After Numerian had departed, the sinister smile again appeared on the countenance of Ulpius. He stood for a short time fixed in thought, and then began slowly to descend a staircase near him which led to some subterranean apartments. He had not gone far when a slight noise became audible at an extremity of the corridor above. As he listened for a repetition of the sound, he heard a sob, and looking cautiously up, discovered, by the moonlight, Antonina stepping cautiously along the marble pavement of the hall.
She held in her hand a little lamp; her small, rosy feet were uncovered; the tears still streamed over her cheeks. She advanced with the greatest caution (as if fearful of being overheard) until she gained the part of the floor still strewn with the ruins of the broken lute. Here she knelt down, and pressed each fragment that lay before her separately to her lips. Then hurriedly concealing a single piece in her bosom, she arose and stole quickly away in the direction by which she had come.
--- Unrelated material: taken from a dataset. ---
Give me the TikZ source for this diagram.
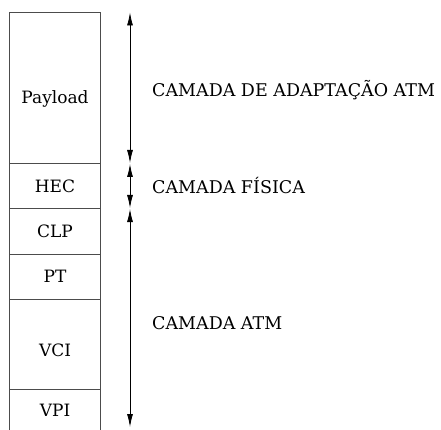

‘Be patient till the dawn,’ muttered her faithless guardian, gazing after her from his concealment as she disappeared; ‘it will bring to thy lute a restorer, and to Ulpius an ally!’
AN APPRENTICESHIP TO THE TEMPLE.
The action of our characters during the night included in the last two chapters has now come to a pause. Vetranio is awaiting his guests for the banquet; Numerian is in the chapel, preparing for the discourse that he is to deliver to his friends; Ulpius is meditating in his master’s house; Antonina is stretched upon her couch, caressing the precious fragment that she had saved from the ruins of her lute. All the immediate agents of our story are, for the present, in repose.
It is our purpose to take advantage of this interval of inaction, and direct the reader’s attention to a different country from that selected as the scene of our romance, and to such historical events of past years as connect themselves remarkably with the early life of Numerian’s perfidious convert. This man will be found a person of great importance in the future conduct of our story. It is necessary to the comprehension of his character, and the penetration of such of his purposes as have been already hinted at, and may subsequently appear, that the long course of his existence should be traced upwards to its source.
It was in the reign of Julian, when the gods of the Pagan achieved their last victory over the Gospel of the Christian, that a decently attired man, leading by the hand a handsome boy of fifteen years of age, entered the gates of Alexandria, and proceeded hastily towards the high priest’s dwelling in the Temple of Serapis.